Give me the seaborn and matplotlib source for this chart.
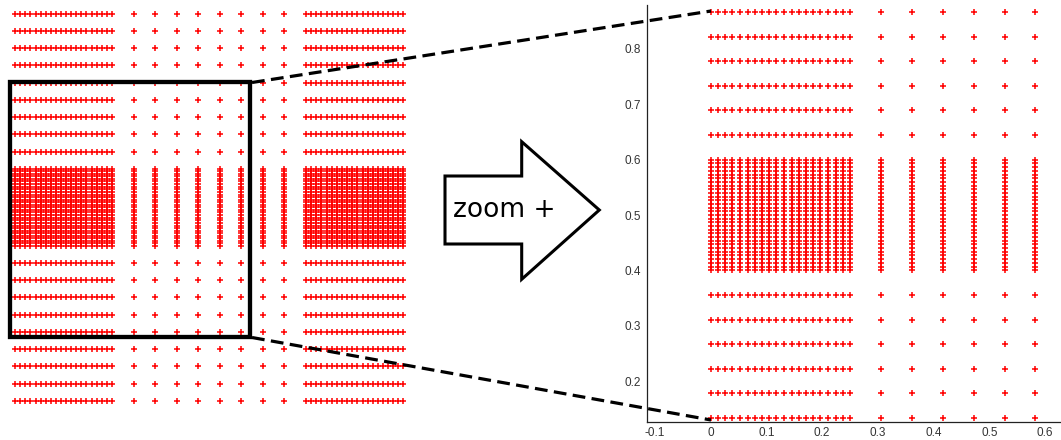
import numpy as np
import pandas as pd
import seaborn as sns
import matplotlib
matplotlib.use('Agg')
import matplotlib.pyplot as plt
from matplotlib.lines import Line2D
from matplotlib.patches import Polygon, Rectangle

# grid coordinates
x_dense_left = [0.0, 0.013, 0.026, 0.039, 0.053, 0.066, 0.079, 0.092, 0.105, 0.118,
                0.132, 0.145, 0.158, 0.171, 0.184, 0.197, 0.211, 0.224, 0.237, 0.25]
x_coarse = [0.306, 0.361, 0.417, 0.472, 0.528, 0.583, 0.639, 0.694]
x_dense_right = [0.75, 0.763, 0.776, 0.789, 0.803, 0.816, 0.829, 0.842, 0.855, 0.868,
                 0.882, 0.895, 0.908, 0.921, 0.934, 0.947, 0.961, 0.974, 0.987, 1.0]

y_coarse_low = [0.0, 0.044, 0.089, 0.133, 0.178, 0.222, 0.267, 0.311, 0.356]
y_dense = [0.4, 0.407, 0.413, 0.42, 0.427, 0.433, 0.44, 0.447, 0.453, 0.46,
           0.467, 0.473, 0.48, 0.487, 0.493, 0.5, 0.507, 0.513, 0.52, 0.527,
           0.533, 0.54, 0.547, 0.553, 0.56, 0.567, 0.573, 0.58, 0.587, 0.593, 0.6]
y_coarse_high = [0.644, 0.689, 0.733, 0.778, 0.822, 0.867, 0.911, 0.956, 1.0]

x_ticks = [-0.1, 0.0, 0.1, 0.2, 0.3, 0.4, 0.5, 0.6]
x_tick_labels = ["-0.1", "0", "0.1", "0.2", "0.3", "0.4", "0.5", "0.6"]
y_ticks = [0.2, 0.3, 0.4, 0.5, 0.6, 0.7, 0.8]
y_tick_labels = ["0.2", "0.3", "0.4", "0.5", "0.6", "0.7", "0.8"]

xs = x_dense_left + x_coarse + x_dense_right
ys = y_coarse_low + y_dense + y_coarse_high
gx, gy = np.meshgrid(xs, ys)
grid = pd.DataFrame({"x": gx.ravel(), "y": gy.ravel()})

sns.set_style("white")
plt.rcParams['font.family'] = ['DejaVu Sans']

W, H = 1061, 440
fig = plt.figure(figsize=(W / 100, H / 100), dpi=100)


def fx(px):
    return px / W


def fy(py):
    return 1 - py / H


# left panel: whole grid, no axes
ax1 = fig.add_axes([fx(5), fy(410), 408 / W, 406 / H])
sns.scatterplot(data=grid, x="x", y="y", ax=ax1, marker="+", color="#ff0000",
                s=13, linewidth=1.1)
ax1.set_xlim(-0.0258, 1.025)
ax1.set_ylim(-0.024, 1.0259)
ax1.axis("off")

# right panel: zoomed view
ax2 = fig.add_axes([fx(646.7), fy(421.7), (1060 - 646.7) / W, (421.7 - 5) / H])
sns.scatterplot(data=grid, x="x", y="y", ax=ax2, marker="+", color="#ff0000",
                s=13, linewidth=1.1)
ax2.set_xlim(-0.115, 0.627)
ax2.set_ylim(0.127, 0.879)
ax2.set_xticks(x_ticks)
ax2.set_xticklabels(x_tick_labels, family="Liberation Sans")
ax2.set_yticks(y_ticks)
ax2.set_yticklabels(y_tick_labels, family="Liberation Sans")
ax2.set_xlabel("")
ax2.set_ylabel("")
ax2.tick_params(direction="in", length=3, width=0.8, labelsize=8.5,
                colors="#333333", pad=4)
sns.despine(ax=ax2)
for s in ["left", "bottom"]:
    ax2.spines[s].set_color("#222222")
    ax2.spines[s].set_linewidth(0.9)

# selection box
box = Rectangle((fx(9.5), fy(337)), fx(250) - fx(9.5), fy(82.5) - fy(337),
                transform=fig.transFigure, fill=False, edgecolor="black",
                linewidth=3.1, zorder=5)
fig.add_artist(box)

# dashed connector lines
for (x0, y0, x1, y1) in [(252, 82.5, 711, 11), (252, 337.5, 711, 420)]:
    fig.add_artist(Line2D([fx(x0), fx(x1)], [fy(y0), fy(y1)], transform=fig.transFigure,
                          color="black", linewidth=2.3, linestyle=(0, (4, 2)), zorder=6))

# arrow
arrow_pts = [(445, 176), (521.7, 176), (521.7, 141.7), (599.3, 210),
             (521.7, 279.3), (521.7, 244), (445, 244)]
arrow = Polygon([(fx(a), fy(b)) for a, b in arrow_pts], closed=True,
                transform=fig.transFigure, facecolor="white", edgecolor="black",
                linewidth=2.2, zorder=5)
fig.add_artist(arrow)
fig.text(fx(453), fy(210), "zoom +", fontsize=19, ha="left", va="center",
         color="black", zorder=7)

fig.savefig("out.png", dpi=100)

- PROBLEM TO WORK ON -
Print the complete listing exactly, apart from any pictures.

- RESULT OF THE EXERCISE -
Give me the seaborn and matplotlib source for this chart.
import numpy as np
import pandas as pd
import seaborn as sns
import matplotlib
matplotlib.use('Agg')
import matplotlib.pyplot as plt
from matplotlib.lines import Line2D
from matplotlib.patches import Polygon, Rectangle

# grid coordinates
x_dense_left = [0.0, 0.013, 0.026, 0.039, 0.053, 0.066, 0.079, 0.092, 0.105, 0.118,
                0.132, 0.145, 0.158, 0.171, 0.184, 0.197, 0.211, 0.224, 0.237, 0.25]
x_coarse = [0.306, 0.361, 0.417, 0.472, 0.528, 0.583, 0.639, 0.694]
x_dense_right = [0.75, 0.763, 0.776, 0.789, 0.803, 0.816, 0.829, 0.842, 0.855, 0.868,
                 0.882, 0.895, 0.908, 0.921, 0.934, 0.947, 0.961, 0.974, 0.987, 1.0]

y_coarse_low = [0.0, 0.044, 0.089, 0.133, 0.178, 0.222, 0.267, 0.311, 0.356]
y_dense = [0.4, 0.407, 0.413, 0.42, 0.427, 0.433, 0.44, 0.447, 0.453, 0.46,
           0.467, 0.473, 0.48, 0.487, 0.493, 0.5, 0.507, 0.513, 0.52, 0.527,
           0.533, 0.54, 0.547, 0.553, 0.56, 0.567, 0.573, 0.58, 0.587, 0.593, 0.6]
y_coarse_high = [0.644, 0.689, 0.733, 0.778, 0.822, 0.867, 0.911, 0.956, 1.0]

x_ticks = [-0.1, 0.0, 0.1, 0.2, 0.3, 0.4, 0.5, 0.6]
x_tick_labels = ["-0.1", "0", "0.1", "0.2", "0.3", "0.4", "0.5", "0.6"]
y_ticks = [0.2, 0.3, 0.4, 0.5, 0.6, 0.7, 0.8]
y_tick_labels = ["0.2", "0.3", "0.4", "0.5", "0.6", "0.7", "0.8"]

xs = x_dense_left + x_coarse + x_dense_right
ys = y_coarse_low + y_dense + y_coarse_high
gx, gy = np.meshgrid(xs, ys)
grid = pd.DataFrame({"x": gx.ravel(), "y": gy.ravel()})

sns.set_style("white")
plt.rcParams['font.family'] = ['DejaVu Sans']

W, H = 1061, 440
fig = plt.figure(figsize=(W / 100, H / 100), dpi=100)


def fx(px):
    return px / W


def fy(py):
    return 1 - py / H


# left panel: whole grid, no axes
ax1 = fig.add_axes([fx(5), fy(410), 408 / W, 406 / H])
sns.scatterplot(data=grid, x="x", y="y", ax=ax1, marker="+", color="#ff0000",
                s=13, linewidth=1.1)
ax1.set_xlim(-0.0258, 1.025)
ax1.set_ylim(-0.024, 1.0259)
ax1.axis("off")

# right panel: zoomed view
ax2 = fig.add_axes([fx(646.7), fy(421.7), (1060 - 646.7) / W, (421.7 - 5) / H])
sns.scatterplot(data=grid, x="x", y="y", ax=ax2, marker="+", color="#ff0000",
                s=13, linewidth=1.1)
ax2.set_xlim(-0.115, 0.627)
ax2.set_ylim(0.127, 0.879)
ax2.set_xticks(x_ticks)
ax2.set_xticklabels(x_tick_labels, family="Liberation Sans")
ax2.set_yticks(y_ticks)
ax2.set_yticklabels(y_tick_labels, family="Liberation Sans")
ax2.set_xlabel("")
ax2.set_ylabel("")
ax2.tick_params(direction="in", length=3, width=0.8, labelsize=8.5,
                colors="#333333", pad=4)
sns.despine(ax=ax2)
for s in ["left", "bottom"]:
    ax2.spines[s].set_color("#222222")
    ax2.spines[s].set_linewidth(0.9)

# selection box
box = Rectangle((fx(9.5), fy(337)), fx(250) - fx(9.5), fy(82.5) - fy(337),
                transform=fig.transFigure, fill=False, edgecolor="black",
                linewidth=3.1, zorder=5)
fig.add_artist(box)

# dashed connector lines
for (x0, y0, x1, y1) in [(252, 82.5, 711, 11), (252, 337.5, 711, 420)]:
    fig.add_artist(Line2D([fx(x0), fx(x1)], [fy(y0), fy(y1)], transform=fig.transFigure,
                          color="black", linewidth=2.3, linestyle=(0, (4, 2)), zorder=6))

# arrow
arrow_pts = [(445, 176), (521.7, 176), (521.7, 141.7), (599.3, 210),
             (521.7, 279.3), (521.7, 244), (445, 244)]
arrow = Polygon([(fx(a), fy(b)) for a, b in arrow_pts], closed=True,
                transform=fig.transFigure, facecolor="white", edgecolor="black",
                linewidth=2.2, zorder=5)
fig.add_artist(arrow)
fig.text(fx(453), fy(210), "zoom +", fontsize=19, ha="left", va="center",
         color="black", zorder=7)

fig.savefig("out.png", dpi=100)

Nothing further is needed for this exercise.